As part of its comprehensive size standards review required by the 2010 Small Business Jobs Act, SBA evaluated employee-based size standards for 364 industries in three manufacturing sectors of the North American Industry Classification System, along with 57 wholesale and retail trade industries not in the classification system.

“The new size standards will enable nearly 1,650 more businesses in those industries to obtain or retain small business status; will give federal agencies a larger pool of small businesses from which to choose for their procurement programs; and will make more small businesses eligible for SBA’s loan programs,” SBA said in a release.

In the first final rule, SBA increased size standards for 209 industries, raising, for example, the refining capacity component of the Petroleum Refiners size standard to 200,000 barrels per calendar day total capacity for businesses that are primarily engaged in petroleum refining. 

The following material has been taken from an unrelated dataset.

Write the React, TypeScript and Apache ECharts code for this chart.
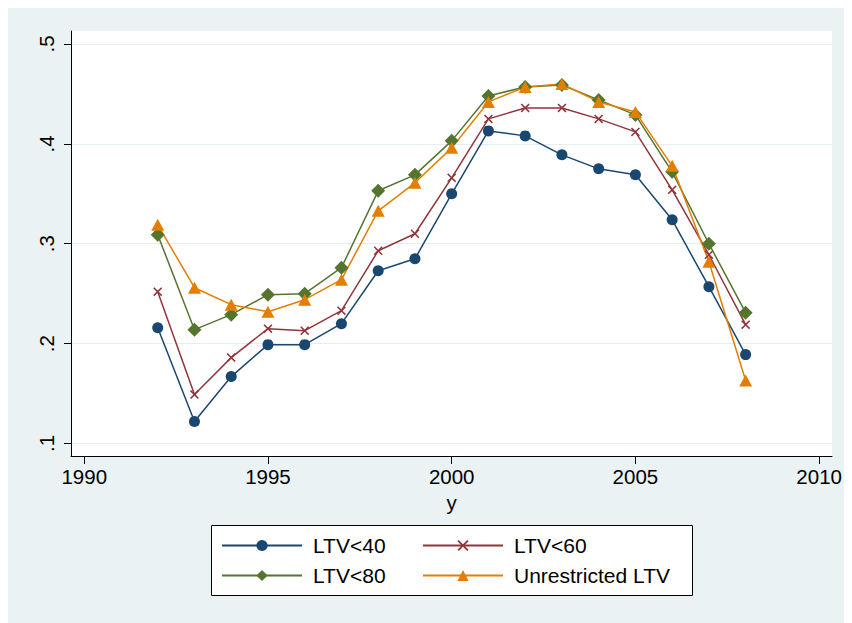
import React, { useEffect, useRef } from "react";
import * as echarts from "echarts";

const years = [1992, 1993, 1994, 1995, 1996, 1997, 1998, 1999, 2000, 2001, 2002, 2003, 2004, 2005, 2006, 2007, 2008];
const ltv40 = [0.216, 0.122, 0.167, 0.199, 0.199, 0.220, 0.273, 0.285, 0.350, 0.413, 0.408, 0.389, 0.375, 0.369, 0.324, 0.257, 0.189];
const ltv60 = [0.252, 0.149, 0.186, 0.215, 0.213, 0.233, 0.293, 0.310, 0.366, 0.425, 0.436, 0.436, 0.425, 0.412, 0.354, 0.289, 0.219];
const ltv80 = [0.309, 0.214, 0.229, 0.249, 0.250, 0.276, 0.353, 0.369, 0.403, 0.448, 0.457, 0.459, 0.444, 0.429, 0.372, 0.300, 0.231];
const unrestricted = [0.319, 0.256, 0.239, 0.232, 0.244, 0.264, 0.333, 0.361, 0.396, 0.442, 0.457, 0.460, 0.442, 0.432, 0.378, 0.282, 0.163];

const xTicks = [1990, 1995, 2000, 2005, 2010];
const yTicks = [0.1, 0.2, 0.3, 0.4, 0.5];
const seriesNames = ["LTV<40", "LTV<60", "LTV<80", "Unrestricted LTV"];

const FONT = "'Liberation Sans', Arial, Helvetica, sans-serif";
const BG = "#eaf2f3";
const X_PATH = "path://M0,1.2L1.2,0L5,3.8L8.8,0L10,1.2L6.2,5L10,8.8L8.8,10L5,6.2L1.2,10L0,8.8L3.8,5Z";
const FS = 20.5;

export default function App() {
  const ref = useRef<HTMLDivElement>(null);

  useEffect(() => {
    if (!ref.current) return;
    const chart = echarts.init(ref.current, null, { renderer: "svg" });
    const pairs = (vals: number[]) => years.map((y, i) => [y, vals[i]]);
    const mk = (name: string, vals: number[], color: string, symbol: string, size: any) => ({
      name,
      type: "line",
      data: pairs(vals),
      symbol,
      symbolSize: size,
      showSymbol: true,
      color,
      itemStyle: { color },
      lineStyle: { color, width: 1.5 },
      emphasis: { disabled: true },
    });
    const legendCommon = {
      itemWidth: 80,
      itemHeight: 14,
      padding: 0,
      z: 5,
      selectedMode: false,
      textStyle: { fontSize: 21, fontFamily: FONT, color: "#000", padding: [0, 0, 0, 6], lineHeight: 20 },
    };
    chart.setOption({
      animation: false,
      backgroundColor: BG,
      textStyle: { fontFamily: FONT },
      grid: { left: 63, top: 23, right: 20, bottom: 167, show: true, backgroundColor: "#fff", borderWidth: 0 },
      xAxis: {
        type: "value",
        min: 1989.64,
        max: 2010.35,
        name: "y",
        nameLocation: "middle",
        nameGap: 31,
        nameTextStyle: { fontSize: FS, color: "#000", fontFamily: FONT },
        axisLine: { show: true, lineStyle: { color: "#000", width: 1 } },
        axisTick: { show: true, length: 8, customValues: xTicks, lineStyle: { color: "#000" } },
        axisLabel: {
          customValues: xTicks,
          fontSize: FS,
          color: "#000",
          margin: 10,
          fontFamily: FONT,
          formatter: (v: number) => String(Math.round(v)),
        },
        splitLine: { show: false },
      },
      yAxis: {
        type: "value",
        min: 0.0875,
        max: 0.513,
        axisLine: { show: true, lineStyle: { color: "#000", width: 1 } },
        axisTick: { show: true, length: 7, customValues: yTicks, lineStyle: { color: "#000" } },
        axisLabel: {
          customValues: yTicks,
          rotate: 90,
          fontSize: FS,
          color: "#000",
          margin: 14,
          fontFamily: FONT,
          formatter: (v: number) => String(Math.round(v * 10) / 10).replace(/^0/, ""),
        },
        splitLine: { show: true, lineStyle: { color: "#e6eef1", width: 1.2 } },
      },
      legend: [
        { ...legendCommon, data: [seriesNames[0]], left: 213, top: 527 },
        { ...legendCommon, data: [seriesNames[1]], left: 414, top: 527 },
        { ...legendCommon, data: [seriesNames[2]], left: 213, top: 557 },
        { ...legendCommon, data: [seriesNames[3]], left: 414, top: 557 },
      ],
      graphic: [
        {
          type: "rect",
          left: 203,
          top: 517,
          z: 1,
          shape: { width: 481, height: 70 },
          style: { fill: "#fff", stroke: "#000", lineWidth: 1 },
        },
      ],
      series: [
        mk(seriesNames[0], ltv40, "#1a476f", "circle", 11),
        mk(seriesNames[1], ltv60, "#90353b", X_PATH, 9),
        mk(seriesNames[2], ltv80, "#55752f", "diamond", 14),
        mk(seriesNames[3], unrestricted, "#e37e00", "triangle", [13, 12]),
      ],
    });
    return () => chart.dispose();
  }, []);

  return <div ref={ref} style={{ width: 844, height: 615, background: BG }} />;
}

In the second final rule, SBA increased the employee-based size standards for 30 industries and three exceptions and decreased them for three industries that are not in the classification system. In one area that prompted controversy during the comment period, SBA added a requirement that the supply (i.e., computer hardware and software) component of small business set-aside Information Technology Value Added Resellers contracts comply with the nonmanufacturing performance requirements. Abandoning a proposal to eliminate an exception for such groups, the final rule maintains the previous 150-employee size standard for such resellers to qualify as small businesses.

On the monetary side, the new rules finalized an interim rule in effect since June 2014 that adjusted for inflation (set at 8.73 percent) the monetary criteria gauging a business’s size based on receipts, assets, net worth and income.

 “SBA estimates that more than 8,400 additional businesses will gain small business status under the adjusted size standards and become eligible for SBA’s financial and federal government procurement programs,” the agency said. “These changes can possibly lead to $150 million to $200 million in additional federal contracts and 80 additional loans, totaling about $30 million, to small businesses.”

It advised businesses whose status may have changed to recertify themselves on the System for Award Management (SAM).

The Small Business Act, the agency explained on its website, “states that unless specifically authorized by statute, no other federal department or agency may prescribe a size standard for categorizing a business concern as a small business concern, unless such proposed size standard meets certain criteria and is approved by the administrator of SBA.”